--- SUPPLIED DATA ---
·····

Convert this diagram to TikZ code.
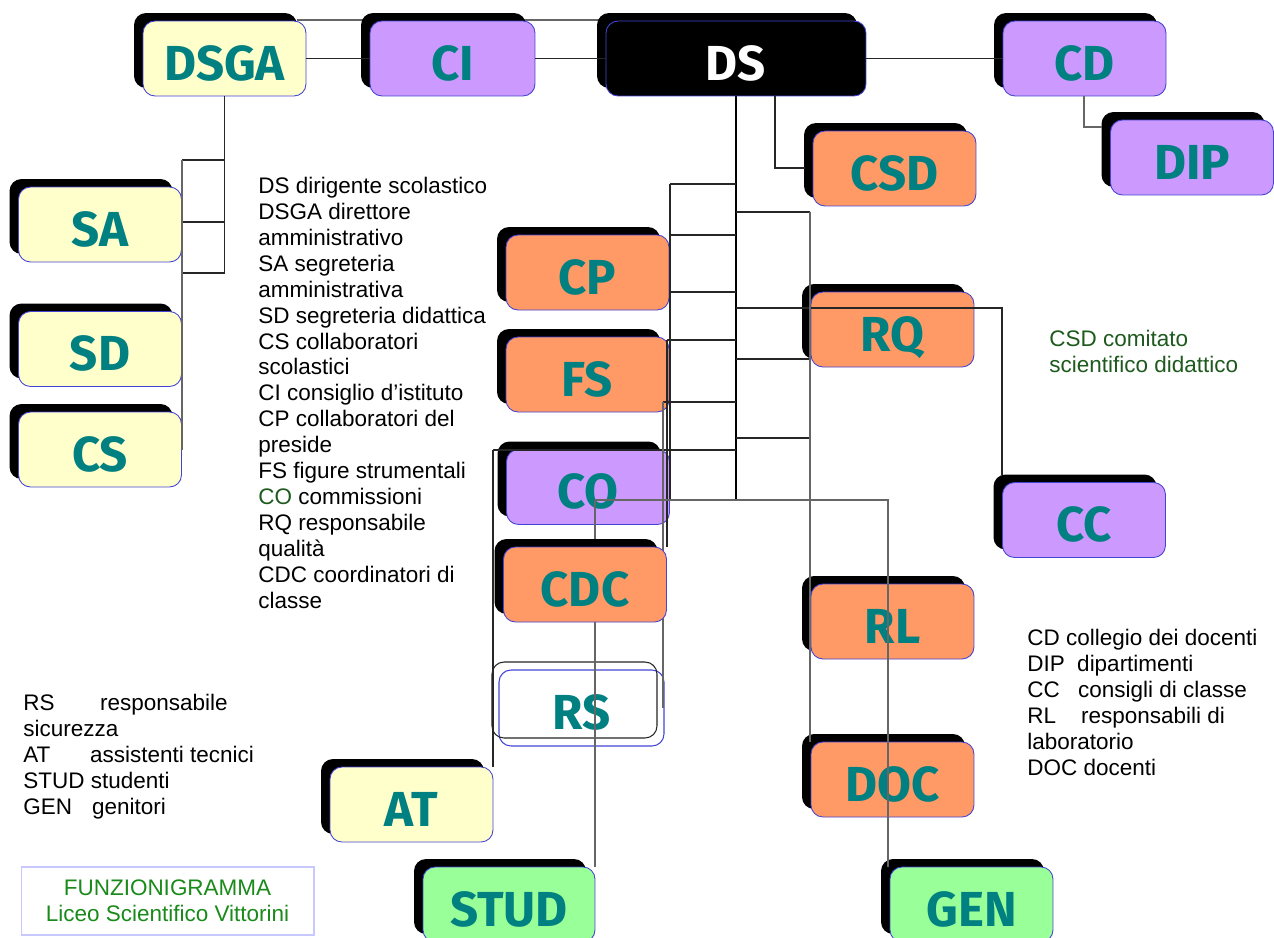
\documentclass[tikz,border=0pt]{standalone}
\usepackage{fontspec}
\setmainfont{Liberation Sans}
\newfontfamily\boxfont{Fira Sans}
\usetikzlibrary{shadows}
\definecolor{byel}{HTML}{FFFFCC}
\definecolor{bpur}{HTML}{CC99FF}
\definecolor{bora}{HTML}{FF9966}
\definecolor{bgre}{HTML}{99FF99}
\definecolor{bteal}{HTML}{008080}
\definecolor{bedge}{HTML}{4444D4}
\definecolor{dgreen}{HTML}{1E5A1E}
\definecolor{fgreen}{HTML}{1A8A1A}
\definecolor{lav}{HTML}{C8C8FF}
\begin{document}
\begin{tikzpicture}[x=0.02cm,y=-0.02cm,
  obox/.style={draw=bedge, line width=0.5pt, rounded corners=0.24cm,
    minimum height=1.5cm, minimum width=3.26cm, inner sep=0pt,
    font=\boxfont\bfseries\fontsize{28}{30}\selectfont, text=bteal,
    text height=25pt, text depth=0pt,
    drop shadow={shadow xshift=-0.18cm, shadow yshift=0.16cm, opacity=1, fill=black}},
  conn/.style={draw=black!85, line width=0.6pt},
  gconn/.style={draw=black!60, line width=0.9pt},
  legend/.style={inner sep=0pt, align=left, font=\fontsize{12.8}{14.74}\selectfont}]
\useasboundingbox (0,0) rectangle (1274,937);
\fill[white] (0,0) rectangle (1274,937);
% line running behind CI
\draw[gconn] (297,20) -- (600,20);
% boxes
\node[obox, fill=byel] (DSGA) at (224.5,58.5) {DSGA};
\node[obox, fill=bpur, minimum width=3.3cm] (CI) at (452.5,58.5) {CI};
\node[obox, fill=black, text=white, minimum width=5.2cm] (DS) at (736,58.5) {DS};
\node[obox, fill=bpur] (CD) at (1084.5,58.5) {CD};
\node[obox, fill=bpur] (DIP) at (1192,157.5) {DIP};
\node[obox, fill=bora] (CSD) at (894.5,168.5) {CSD};
\node[obox, fill=byel] (SA) at (100,224.5) {SA};
\node[obox, fill=byel] (SD) at (100,349) {SD};
\node[obox, fill=byel] (CS) at (100,449.5) {CS};
\node[obox, fill=bora] (CP) at (587.5,272.5) {CP};
\node[obox, fill=bora] (FS) at (587.5,374.5) {FS};
\node[obox, fill=bpur] (CO) at (588,487) {CO};
\node[obox, fill=bora] (RQ) at (892.5,329.5) {RQ};
\node[obox, fill=bpur] (CC) at (1084,520) {CC};
\node[obox, fill=bora] (RL) at (892.5,621.5) {RL};
\node[obox, fill=bora] (DOC) at (892.5,779.5) {DOC};
\node[obox, fill=byel] (AT) at (411.5,804.5) {AT};
\node[obox, fill=bgre, minimum width=3.44cm] (STUD) at (509,904.5) {STUD};
\node[obox, fill=bgre] (GEN) at (971.5,904.5) {GEN};
\node[draw=bedge, line width=0.6pt, fill=white, rounded corners=0.24cm, minimum width=3.3cm,
  minimum height=1.52cm, inner sep=0pt, font=\boxfont\bfseries\fontsize{28}{30}\selectfont,
  text=bteal, text height=25pt, text depth=0pt] (RS) at (581.5,708) {RS};
\node[draw=black!85, line width=0.6pt, rounded corners=0.24cm, minimum width=3.3cm,
  minimum height=1.52cm, inner sep=0pt] (RSb) at (574.5,700) {};
% connectors
\draw[conn] (DSGA.east) -- (CI.west);
\draw[conn] (CI.east) -- (DS.west);
\draw[conn] (DS.east) -- (CD.west);
\draw[conn] (DSGA.south) -- (224.5,273);
\draw[conn] (182,160) -- (224.5,160);
\draw[conn] (182,222) -- (224.5,222);
\draw[conn] (182,273) -- (224.5,273);
\draw[gconn] (182,160) -- (182,450);
\draw[conn] (775,96) |- (805,168);
\draw[gconn] (1084,96) |- (1102,127);
\draw[black, line width=1.2pt] (DS.south) -- (736,500);
\foreach \yy in {184,235,292} \draw[conn] (670,\yy) -- (736,\yy);
\draw[conn] (667,340) -- (736,340);
\draw[conn] (663,402) -- (736,402);
\draw[conn] (493,450) -- (736,450);
\draw[conn] (670,184) -- (670,500);
\draw[conn] (667,340) -- (667,547);
\draw[gconn] (663,402) -- (663,708);
\draw[conn] (493,450) -- (493,767);
\foreach \yy in {212,359,438} \draw[conn] (736,\yy) -- (810,\yy);
\draw[conn] (736,308) -- (1002,308) -- (1002,475);
\draw[gconn] (810,212) -- (810,742);
\draw[gconn] (595,500) -- (888,500) -- (888,867);
\draw[gconn] (595,500) -- (595,867);
% CDC box on top of the vertical line
\node[obox, fill=bora] (CDC) at (585,584.5) {CDC};
% legends (base anchor = baseline of the last line)
\node[legend, anchor=base west] (legA) at (258,608) {DS dirigente scolastico\\DSGA direttore\\amministrativo\\SA segreteria\\amministrativa\\SD segreteria didattica\\CS collaboratori\\scolastici\\CI consiglio d’istituto\\CP collaboratori del\\preside\\FS figure strumentali\\\textcolor{dgreen}{CO} commissioni\\RQ responsabile\\qualità\\CDC coordinatori di\\classe};
\node[legend, anchor=base west, text=dgreen] (legCSD) at (1049,372) {CSD comitato\\scientifico didattico};
\node[legend, anchor=base west] (legB) at (1027,775) {CD collegio dei docenti\\\makebox[28.4pt][l]{DIP}dipartimenti\\\makebox[28.9pt][l]{CC}consigli di classe\\\makebox[30.6pt][l]{RL}responsabili di\\laboratorio\\DOC docenti};
\node[legend, anchor=base west] (legC) at (23,814) {\makebox[43.7pt][l]{RS}responsabile\\sicurezza\\\makebox[38pt][l]{AT}assistenti tecnici\\STUD studenti\\\makebox[39.1pt][l]{GEN}genitori};
\node[draw=lav, line width=0.6pt, minimum width=5.86cm, minimum height=1.36cm, inner sep=0pt,
  align=center, text=fgreen, font=\fontsize{12.8}{14.74}\selectfont] (FUN) at (167.5,901) {FUNZIONIGRAMMA\\Liceo Scientifico Vittorini};
\end{tikzpicture}
\end{document}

·····

Extract all the data above exactly, excluding every picture.

Convert this diagram to TikZ code.
\documentclass[tikz,border=0pt]{standalone}
\usepackage{fontspec}
\setmainfont{Liberation Sans}
\newfontfamily\boxfont{Fira Sans}
\usetikzlibrary{shadows}
\definecolor{byel}{HTML}{FFFFCC}
\definecolor{bpur}{HTML}{CC99FF}
\definecolor{bora}{HTML}{FF9966}
\definecolor{bgre}{HTML}{99FF99}
\definecolor{bteal}{HTML}{008080}
\definecolor{bedge}{HTML}{4444D4}
\definecolor{dgreen}{HTML}{1E5A1E}
\definecolor{fgreen}{HTML}{1A8A1A}
\definecolor{lav}{HTML}{C8C8FF}
\begin{document}
\begin{tikzpicture}[x=0.02cm,y=-0.02cm,
  obox/.style={draw=bedge, line width=0.5pt, rounded corners=0.24cm,
    minimum height=1.5cm, minimum width=3.26cm, inner sep=0pt,
    font=\boxfont\bfseries\fontsize{28}{30}\selectfont, text=bteal,
    text height=25pt, text depth=0pt,
    drop shadow={shadow xshift=-0.18cm, shadow yshift=0.16cm, opacity=1, fill=black}},
  conn/.style={draw=black!85, line width=0.6pt},
  gconn/.style={draw=black!60, line width=0.9pt},
  legend/.style={inner sep=0pt, align=left, font=\fontsize{12.8}{14.74}\selectfont}]
\useasboundingbox (0,0) rectangle (1274,937);
\fill[white] (0,0) rectangle (1274,937);
% line running behind CI
\draw[gconn] (297,20) -- (600,20);
% boxes
\node[obox, fill=byel] (DSGA) at (224.5,58.5) {DSGA};
\node[obox, fill=bpur, minimum width=3.3cm] (CI) at (452.5,58.5) {CI};
\node[obox, fill=black, text=white, minimum width=5.2cm] (DS) at (736,58.5) {DS};
\node[obox, fill=bpur] (CD) at (1084.5,58.5) {CD};
\node[obox, fill=bpur] (DIP) at (1192,157.5) {DIP};
\node[obox, fill=bora] (CSD) at (894.5,168.5) {CSD};
\node[obox, fill=byel] (SA) at (100,224.5) {SA};
\node[obox, fill=byel] (SD) at (100,349) {SD};
\node[obox, fill=byel] (CS) at (100,449.5) {CS};
\node[obox, fill=bora] (CP) at (587.5,272.5) {CP};
\node[obox, fill=bora] (FS) at (587.5,374.5) {FS};
\node[obox, fill=bpur] (CO) at (588,487) {CO};
\node[obox, fill=bora] (RQ) at (892.5,329.5) {RQ};
\node[obox, fill=bpur] (CC) at (1084,520) {CC};
\node[obox, fill=bora] (RL) at (892.5,621.5) {RL};
\node[obox, fill=bora] (DOC) at (892.5,779.5) {DOC};
\node[obox, fill=byel] (AT) at (411.5,804.5) {AT};
\node[obox, fill=bgre, minimum width=3.44cm] (STUD) at (509,904.5) {STUD};
\node[obox, fill=bgre] (GEN) at (971.5,904.5) {GEN};
\node[draw=bedge, line width=0.6pt, fill=white, rounded corners=0.24cm, minimum width=3.3cm,
  minimum height=1.52cm, inner sep=0pt, font=\boxfont\bfseries\fontsize{28}{30}\selectfont,
  text=bteal, text height=25pt, text depth=0pt] (RS) at (581.5,708) {RS};
\node[draw=black!85, line width=0.6pt, rounded corners=0.24cm, minimum width=3.3cm,
  minimum height=1.52cm, inner sep=0pt] (RSb) at (574.5,700) {};
% connectors
\draw[conn] (DSGA.east) -- (CI.west);
\draw[conn] (CI.east) -- (DS.west);
\draw[conn] (DS.east) -- (CD.west);
\draw[conn] (DSGA.south) -- (224.5,273);
\draw[conn] (182,160) -- (224.5,160);
\draw[conn] (182,222) -- (224.5,222);
\draw[conn] (182,273) -- (224.5,273);
\draw[gconn] (182,160) -- (182,450);
\draw[conn] (775,96) |- (805,168);
\draw[gconn] (1084,96) |- (1102,127);
\draw[black, line width=1.2pt] (DS.south) -- (736,500);
\foreach \yy in {184,235,292} \draw[conn] (670,\yy) -- (736,\yy);
\draw[conn] (667,340) -- (736,340);
\draw[conn] (663,402) -- (736,402);
\draw[conn] (493,450) -- (736,450);
\draw[conn] (670,184) -- (670,500);
\draw[conn] (667,340) -- (667,547);
\draw[gconn] (663,402) -- (663,708);
\draw[conn] (493,450) -- (493,767);
\foreach \yy in {212,359,438} \draw[conn] (736,\yy) -- (810,\yy);
\draw[conn] (736,308) -- (1002,308) -- (1002,475);
\draw[gconn] (810,212) -- (810,742);
\draw[gconn] (595,500) -- (888,500) -- (888,867);
\draw[gconn] (595,500) -- (595,867);
% CDC box on top of the vertical line
\node[obox, fill=bora] (CDC) at (585,584.5) {CDC};
% legends (base anchor = baseline of the last line)
\node[legend, anchor=base west] (legA) at (258,608) {DS dirigente scolastico\\DSGA direttore\\amministrativo\\SA segreteria\\amministrativa\\SD segreteria didattica\\CS collaboratori\\scolastici\\CI consiglio d’istituto\\CP collaboratori del\\preside\\FS figure strumentali\\\textcolor{dgreen}{CO} commissioni\\RQ responsabile\\qualità\\CDC coordinatori di\\classe};
\node[legend, anchor=base west, text=dgreen] (legCSD) at (1049,372) {CSD comitato\\scientifico didattico};
\node[legend, anchor=base west] (legB) at (1027,775) {CD collegio dei docenti\\\makebox[28.4pt][l]{DIP}dipartimenti\\\makebox[28.9pt][l]{CC}consigli di classe\\\makebox[30.6pt][l]{RL}responsabili di\\laboratorio\\DOC docenti};
\node[legend, anchor=base west] (legC) at (23,814) {\makebox[43.7pt][l]{RS}responsabile\\sicurezza\\\makebox[38pt][l]{AT}assistenti tecnici\\STUD studenti\\\makebox[39.1pt][l]{GEN}genitori};
\node[draw=lav, line width=0.6pt, minimum width=5.86cm, minimum height=1.36cm, inner sep=0pt,
  align=center, text=fgreen, font=\fontsize{12.8}{14.74}\selectfont] (FUN) at (167.5,901) {FUNZIONIGRAMMA\\Liceo Scientifico Vittorini};
\end{tikzpicture}
\end{document}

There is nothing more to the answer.